Things didn’t feel right for John White when he got home from Afghanistan’s Helmand province this year.
The Marine lance corporal spent September 2009 to May 2010 in Helmand with the “Warlords” of Weapons Company, 2nd Battalion, 2nd Marine Regiment. He lost three friends along the way.
His unit pushed the Marine presence into areas of Helmand’s south that had been solidly “Taliban-ran” for a long time, White said. There were small-arms attacks that led the Marines into ambushes, and endless roadside bombs.
There was also the simplified way of life and unbeatable adrenaline rush that only combat brings. When he returned home to Calistoga, Calif., he realized how much he missed that.
When friends who hadn’t been to war asked him about his time in Helmand, he would get angry and leave.
“I’d go hang out on a mountain for a while,” he said. “They don’t understand, and they just pry into you.”
A month after getting back to the states, his first sergeant asked the unit whether anyone would volunteer to go back.
“I’m like, ‘Hell yeah, I’ll go,’ ” White said, thinking they needed combat replacements. “The longer I’m in Afghanistan, the better. My job is to be deployed, not sit in the States doing nothing.”
So four months after he left Afghanistan, White is back, this time as part of a Marine training team at the Adraskan National Training Center in western Herat province.

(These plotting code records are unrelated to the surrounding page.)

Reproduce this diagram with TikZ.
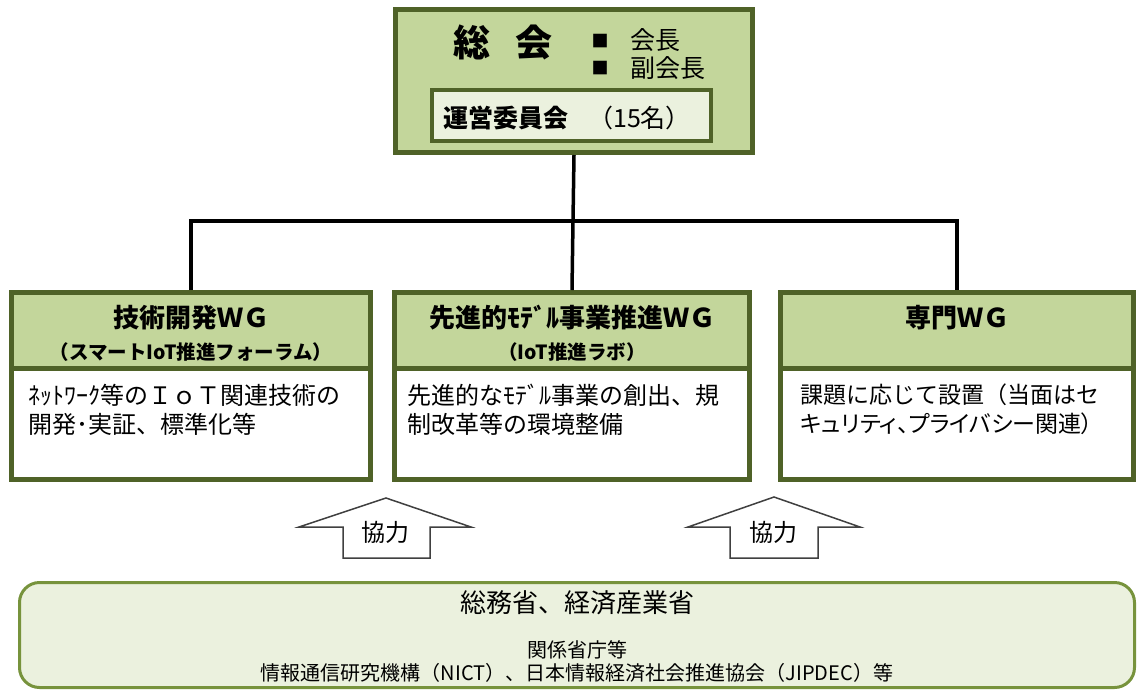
\documentclass[tikz,border=0pt]{standalone}
\usepackage{fontspec}
\setmainfont{Noto Sans CJK JP}
\newfontfamily\propfont[RawFeature=+palt]{Noto Sans CJK JP}
\definecolor{greenA}{HTML}{C3D69B}
\definecolor{dkgreen}{HTML}{4F6228}
\definecolor{lightG}{HTML}{EBF1DE}
\definecolor{midgreen}{HTML}{77933C}
\definecolor{arrowgray}{HTML}{404040}
\newcommand{\fs}[1]{\fontsize{#1}{#1}\selectfont}
\begin{document}
\begin{tikzpicture}[x=1pt,y=-1pt,
  box/.style={draw=dkgreen, line width=5pt, inner sep=0pt},
  hdr/.style={box, fill=greenA, minimum height=75.5pt},
  bdy/.style={box, fill=white, minimum height=111.5pt},
  conn/.style={line width=3.5pt, black},
  blockarrow/.style={draw=arrowgray, line width=1.5pt, fill=white, line join=miter},
  wgtitle/.style={font=\bfseries\fs{26}, inner sep=0pt},
  wgsub/.style={font=\bfseries\fs{19.5}, inner sep=0pt},
  bodytext/.style={font=\fontsize{24}{29}\selectfont, align=left, anchor=north west, inner sep=0pt},
  txt/.style={inner sep=0pt}
]
\useasboundingbox (0,0) rectangle (1138,689);

% top box
\node[box, fill=greenA, minimum width=357pt, minimum height=143pt] (top) at (574,81) {};
\node[box, line width=4pt, fill=lightG, minimum width=279pt, minimum height=51pt] (council) at (571.5,115.5) {};
\node[txt, font=\bfseries\fs{37}] (soukai) at (503,42) {総\hspace{25pt}会};
\node[txt, font=\fs{17}] (b1) at (600,41) {■};
\node[txt, font=\fs{17}] (b2) at (600,68) {■};
\node[txt, font=\fs{25}, anchor=west] (kaicho) at (630,40) {会長};
\node[txt, font=\fs{25}, anchor=west] (fuku) at (630,68) {副会長};
\node[txt, font=\fs{25}, anchor=west] (unei) at (443,118) {{\bfseries 運営委員会}\hspace{20pt}（15名）};

% WG boxes
\node[hdr, minimum width=359pt] (h1) at (191,330.25) {};
\node[bdy, minimum width=359pt] (d1) at (191,423.75) {};
\node[hdr, minimum width=355pt] (h2) at (572,330.25) {};
\node[bdy, minimum width=355pt] (d2) at (572,423.75) {};
\node[hdr, minimum width=353pt] (h3) at (957,330.25) {};
\node[bdy, minimum width=353pt] (d3) at (957,423.75) {};

\node[wgtitle] (t1) at (191,318) {技術開発ＷＧ};
\node[wgsub] (s1) at (191,352) {（スマートIoT推進フォーラム）};
\node[wgtitle] (t2) at (572,318) {先進的ﾓﾃﾞﾙ事業推進ＷＧ};
\node[wgsub] (s2) at (572,352) {（IoT推進ラボ）};
\node[wgtitle] (t3) at (957,318) {専門ＷＧ};

\node[bodytext] (x1) at (28,384) {ﾈｯﾄﾜｰｸ等のＩｏＴ関連技術の\\開発･実証、標準化等};
\node[bodytext] (x2) at (407,384) {先進的なﾓﾃﾞﾙ事業の創出、規\\制改革等の環境整備};
\node[bodytext, font=\fontsize{23}{29}\selectfont] (x3) at (800,384) {課題に応じて設置（当面はセ\\{\propfont キュリティ、プライバシー関連）}};

% connectors
\coordinate (j) at (573,221);
\draw[conn] (top.south) -- (j);
\draw[conn] (h1.north) -- (h1.north |- j) -- (h3.north |- j) -- (h3.north);
\draw[conn] (j) -- (h2.north);

% cooperation arrows
\draw[blockarrow] (386,498) -- (471,527) -- (430,527) -- (430,558) -- (343,558) -- (343,527) -- (299,527) -- cycle;
\node[txt, font=\fs{24}] (k1) at (385,532) {協力};
\draw[blockarrow] (774,497) -- (860,527) -- (818,527) -- (818,558) -- (730,558) -- (730,527) -- (688,527) -- cycle;
\node[txt, font=\fs{24}] (k2) at (773,532) {協力};

% bottom box
\node[draw=midgreen, line width=3pt, fill=lightG, rounded corners=20pt, minimum width=1115pt, minimum height=105pt, inner sep=0pt] (govt) at (577,635) {};
\node[txt, font=\fs{26}] (g1) at (577,603) {総務省、経済産業省};
\node[txt, font=\fs{20}] (g2) at (577,650) {関係省庁等};
\node[txt, font=\fs{20}] (g3) at (577,673) {情報通信研究機構（NICT）、日本情報経済社会推進協会（JIPDEC）等};
\end{tikzpicture}
\end{document}
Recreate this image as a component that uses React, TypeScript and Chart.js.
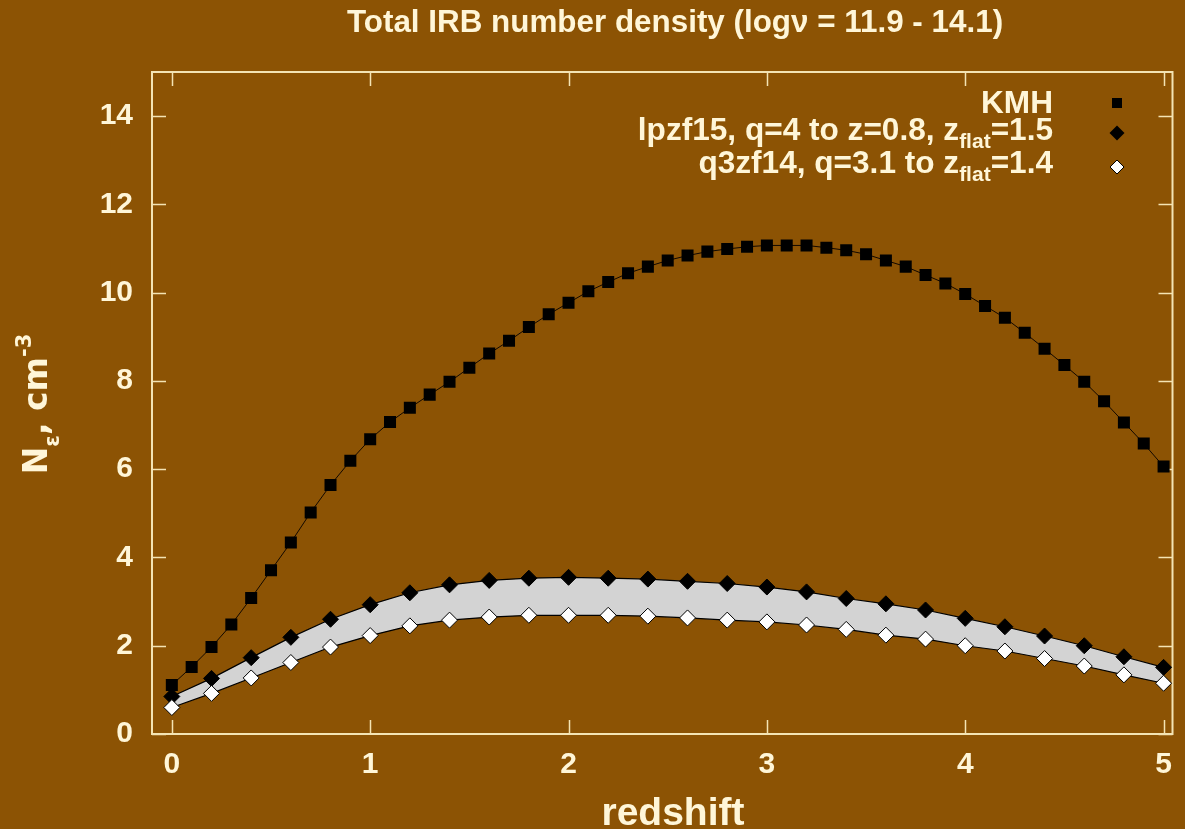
import React, { useEffect, useRef } from "react";
import { Chart, registerables } from "chart.js";

Chart.register(...registerables);

// ---------------- data ----------------
const zKMH = [
  0.0, 0.1, 0.2, 0.3, 0.4, 0.5, 0.6, 0.7, 0.8, 0.9,
  1.0, 1.1, 1.2, 1.3, 1.4, 1.5, 1.6, 1.7, 1.8, 1.9,
  2.0, 2.1, 2.2, 2.3, 2.4, 2.5, 2.6, 2.7, 2.8, 2.9,
  3.0, 3.1, 3.2, 3.3, 3.4, 3.5, 3.6, 3.7, 3.8, 3.9,
  4.0, 4.1, 4.2, 4.3, 4.4, 4.5, 4.6, 4.7, 4.8, 4.9,
  5.0,
];
const kmhValues = [
  1.11, 1.52, 1.97, 2.48, 3.08, 3.71, 4.34, 5.02, 5.64, 6.19,
  6.68, 7.07, 7.39, 7.69, 7.98, 8.30, 8.62, 8.91, 9.22, 9.51,
  9.77, 10.03, 10.24, 10.44, 10.59, 10.73, 10.84, 10.93, 10.99, 11.04,
  11.07, 11.07, 11.07, 11.02, 10.96, 10.87, 10.73, 10.59, 10.40, 10.21,
  9.97, 9.70, 9.43, 9.09, 8.73, 8.36, 7.98, 7.54, 7.06, 6.58,
  6.06,
];
const zModel = [
  0.0, 0.2, 0.4, 0.6, 0.8, 1.0, 1.2, 1.4, 1.6, 1.8,
  2.0, 2.2, 2.4, 2.6, 2.8, 3.0, 3.2, 3.4, 3.6, 3.8,
  4.0, 4.2, 4.4, 4.6, 4.8, 5.0,
];
const lpzf15Values = [
  0.85, 1.26, 1.73, 2.19, 2.60, 2.93, 3.20, 3.38, 3.48, 3.53,
  3.55, 3.53, 3.51, 3.46, 3.41, 3.33, 3.22, 3.07, 2.95, 2.81,
  2.62, 2.43, 2.22, 2.00, 1.75, 1.51,
];
const q3zf14Values = [
  0.60, 0.92, 1.27, 1.62, 1.97, 2.23, 2.45, 2.58, 2.65, 2.69,
  2.69, 2.69, 2.67, 2.63, 2.58, 2.54, 2.47, 2.37, 2.24, 2.15,
  2.00, 1.88, 1.71, 1.54, 1.34, 1.15,
];
const xTickValues = [0, 1, 2, 3, 4, 5];
const yTickValues = [0, 2, 4, 6, 8, 10, 12, 14];

const titleText = "Total IRB number density (log\u03BD = 11.9 - 14.1)";
const xAxisTitle = "redshift";

type Part = { text: string; kind: "normal" | "sub" | "sup" };
const yAxisLabelParts: Part[] = [
  { text: "N", kind: "normal" },
  { text: "\u03B5", kind: "sub" },
  { text: ", cm", kind: "normal" },
  { text: "-3", kind: "sup" },
];
const legendKMH: Part[] = [{ text: "KMH", kind: "normal" }];
const legendLpzf15: Part[] = [
  { text: "lpzf15, q=4 to z=0.8, z", kind: "normal" },
  { text: "flat", kind: "sub" },
  { text: "=1.5", kind: "normal" },
];
const legendQ3zf14: Part[] = [
  { text: "q3zf14, q=3.1 to z", kind: "normal" },
  { text: "flat", kind: "sub" },
  { text: "=1.4", kind: "normal" },
];

// ---------------- styles ----------------
const BG = "#8C5304";
const CREAM = "#FFF6D8";
const FRAME = "#F4E4B4";
const BAND = "#D3D3D3";
const SANS = "'Liberation Sans', Arial, sans-serif";

function drawRich(
  ctx: CanvasRenderingContext2D,
  parts: Part[],
  x: number,
  y: number,
  align: "left" | "center" | "right",
  normalFont: string,
  smallFont: string,
  subOff: number,
  supOff: number
) {
  const widths = parts.map((p) => {
    ctx.font = p.kind === "normal" ? normalFont : smallFont;
    return ctx.measureText(p.text).width;
  });
  const total = widths.reduce((a, b) => a + b, 0);
  let cx = align === "left" ? x : align === "right" ? x - total : x - total / 2;
  ctx.textAlign = "left";
  ctx.textBaseline = "alphabetic";
  parts.forEach((p, i) => {
    ctx.font = p.kind === "normal" ? normalFont : smallFont;
    const dy = p.kind === "sub" ? subOff : p.kind === "sup" ? -supOff : 0;
    ctx.fillText(p.text, cx, y + dy);
    cx += widths[i];
  });
}

const framePlugin = {
  id: "frameTicks",
  beforeDatasetsDraw(chart: any) {
    const { ctx, chartArea } = chart;
    const { left, right, top, bottom } = chartArea;
    const xs = chart.scales.x;
    const ys = chart.scales.y;
    ctx.save();
    ctx.strokeStyle = FRAME;
    ctx.lineWidth = 2;
    ctx.strokeRect(left, top, right - left, bottom - top);
    ctx.lineWidth = 1.5;
    const tl = 14;
    ctx.beginPath();
    xTickValues.forEach((v) => {
      const px = Math.round(xs.getPixelForValue(v)) + 0.5;
      ctx.moveTo(px, bottom);
      ctx.lineTo(px, bottom - tl);
      ctx.moveTo(px, top);
      ctx.lineTo(px, top + tl);
    });
    yTickValues.forEach((v) => {
      const py = Math.round(ys.getPixelForValue(v)) + 0.5;
      ctx.moveTo(left, py);
      ctx.lineTo(left + tl, py);
      ctx.moveTo(right, py);
      ctx.lineTo(right - tl, py);
    });
    ctx.stroke();
    ctx.restore();
  },
};

const textPlugin = {
  id: "richText",
  afterDraw(chart: any) {
    const { ctx } = chart;

    // title and x-axis title
    ctx.save();
    ctx.fillStyle = CREAM;
    ctx.textAlign = "center";
    ctx.textBaseline = "alphabetic";
    ctx.font = `bold 31.4px ${SANS}`;
    ctx.fillText(titleText, 675, 32);
    ctx.font = `bold 39px ${SANS}`;
    ctx.fillText(xAxisTitle, 673, 825);
    ctx.restore();

    // y-axis label (rotated)
    ctx.save();
    ctx.fillStyle = CREAM;
    ctx.translate(47, 404);
    ctx.rotate(-Math.PI / 2);
    drawRich(
      ctx,
      yAxisLabelParts,
      0,
      0,
      "center",
      "bold 33px 'DejaVu Sans'",
      "bold 21px 'DejaVu Sans'",
      12,
      16
    );
    ctx.restore();

    // legend
    ctx.save();
    ctx.fillStyle = CREAM;
    const nf = `bold 31.6px ${SANS}`;
    const sf = `bold 21px ${SANS}`;
    const textRight = 1053;
    const mx = 1117;
    drawRich(ctx, legendKMH, textRight, 113, "right", nf, sf, 8, 10);
    drawRich(ctx, legendLpzf15, textRight, 140, "right", nf, sf, 8, 10);
    drawRich(ctx, legendQ3zf14, textRight, 173, "right", nf, sf, 8, 10);
    // markers
    ctx.fillStyle = "#000";
    ctx.fillRect(mx - 5, 103 - 5, 10, 10);
    const diamond = (cx: number, cy: number, r: number) => {
      ctx.beginPath();
      ctx.moveTo(cx - r, cy);
      ctx.lineTo(cx, cy - r);
      ctx.lineTo(cx + r, cy);
      ctx.lineTo(cx, cy + r);
      ctx.closePath();
    };
    diamond(mx, 133, 7.5);
    ctx.fillStyle = "#000";
    ctx.fill();
    diamond(mx, 167, 7);
    ctx.fillStyle = "#fff";
    ctx.fill();
    ctx.strokeStyle = "#000";
    ctx.lineWidth = 1;
    ctx.stroke();
    ctx.restore();
  },
};

export default function App() {
  const canvasRef = useRef<HTMLCanvasElement | null>(null);

  useEffect(() => {
    const canvas = canvasRef.current;
    if (!canvas) return;
    const chart = new Chart(canvas, {
      type: "line",
      data: {
        datasets: [
          {
            label: "q3zf14",
            data: zModel.map((z, i) => ({ x: z, y: q3zf14Values[i] })),
            borderColor: "#000",
            borderWidth: 1.2,
            pointStyle: "rectRot",
            pointRadius: 8,
            pointBackgroundColor: "#fff",
            pointBorderColor: "#000",
            pointBorderWidth: 1,
            fill: false,
            tension: 0,
          },
          {
            label: "lpzf15",
            data: zModel.map((z, i) => ({ x: z, y: lpzf15Values[i] })),
            borderColor: "#000",
            borderWidth: 1.2,
            backgroundColor: BAND,
            fill: "-1",
            pointStyle: "rectRot",
            pointRadius: 8,
            pointBackgroundColor: "#000",
            pointBorderColor: "#000",
            pointBorderWidth: 1,
            tension: 0,
          },
          {
            label: "KMH",
            data: zKMH.map((z, i) => ({ x: z, y: kmhValues[i] })),
            borderColor: "#120800",
            borderWidth: 1,
            pointStyle: "rect",
            pointRadius: 8.5,
            pointBackgroundColor: "#000",
            pointBorderColor: "#000",
            pointBorderWidth: 0,
            fill: false,
            tension: 0,
          },
        ],
      },
      options: {
        animation: false,
        responsive: false,
        events: [],
        layout: { padding: { left: 0, right: 1, top: 72, bottom: 0 } },
        scales: {
          x: {
            type: "linear",
            min: -0.1,
            max: 5.045,
            afterBuildTicks: (s: any) => {
              s.ticks = xTickValues.map((v) => ({ value: v }));
            },
            afterFit: (s: any) => {
              s.height = 95;
            },
            grid: { display: false, drawTicks: false },
            border: { display: false },
            ticks: {
              color: CREAM,
              padding: 13,
              font: { family: SANS, weight: "bold", size: 30 },
              callback: (v: any) => String(v),
            },
          },
          y: {
            type: "linear",
            min: 0,
            max: 15,
            afterBuildTicks: (s: any) => {
              s.ticks = yTickValues.map((v) => ({ value: v }));
            },
            afterFit: (s: any) => {
              s.width = 152;
            },
            grid: { display: false, drawTicks: false },
            border: { display: false },
            ticks: {
              color: CREAM,
              padding: 19,
              font: { family: SANS, weight: "bold", size: 30 },
              callback: (v: any) => String(v),
            },
          },
        },
        plugins: {
          legend: { display: false },
          tooltip: { enabled: false },
          filler: { drawTime: "beforeDatasetsDraw" },
          title: { display: false },
        },
      } as any,
      plugins: [framePlugin, textPlugin],
    });
    return () => chart.destroy();
  }, []);

  return (
    <div
      style={{
        position: "fixed",
        left: 0,
        top: 0,
        width: 1185,
        height: 829,
        background: BG,
        overflow: "hidden",
      }}
    >
      <canvas
        ref={canvasRef}
        width={1185}
        height={829}
        style={{ display: "block", width: 1185, height: 829 }}
      />
    </div>
  );
}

It’s not the combat mission White hoped for, and he said he has occasionally felt “like a fish out of water” among the other Marines, most of whom do noncombat jobs.
“It irritated me a little bit,” he said. “I’m the only infantry.”
White’s time on the ground in Afghanistan — and his experience with its people and culture — is valuable to the training mission, said team leader Sgt. Daniel Ford.
“He’s seen more combat than all of us combined,” said Ford, 31, of College Park, Md. “He brings that ground-side knowledge.”
Training police recruits here is quiet and “skate,” as some Marines here say. Aside from a few rockets aimed at the base in October, the mission has been peaceful since their September arrival.
Although he sports a bracelet with the names of Adam D. Peak, Eric L. Ward and Jacob A. Ross, his buddies killed on the last deployment, White said their deaths didn’t factor into his decision to come back so soon. Everybody’s got to go sometime, he said.
His two sisters and his mom balked at his decision.
“They’re worried about me like hell,” he said, but they understand his commitment.
White said victory in the war is “these guys we’re training,” though it will take longer before places like Helmand are pacified.
His time in Helmand left him with mixed impressions of the Afghan security forces.
“A lot of the [Afghan National Army] were badass,” he said, but Afghan police, “I didn’t trust at all.”
Some of the Marines are slated to leave Adraskan this month, although White and others have extended through January. His unit back home is scheduled to do a tour at sea as part of a Marine Expeditionary Unit in September.
White says he’s going to try to transfer to a California-based infantry unit after this stint. He’s unsure if he’ll do a career in the Corps.
“I think it’s time well spent,” he said of this deployment. “It keeps me active. It keeps me doing my job. I miss going hiking and camping back home. That’s the only thing.”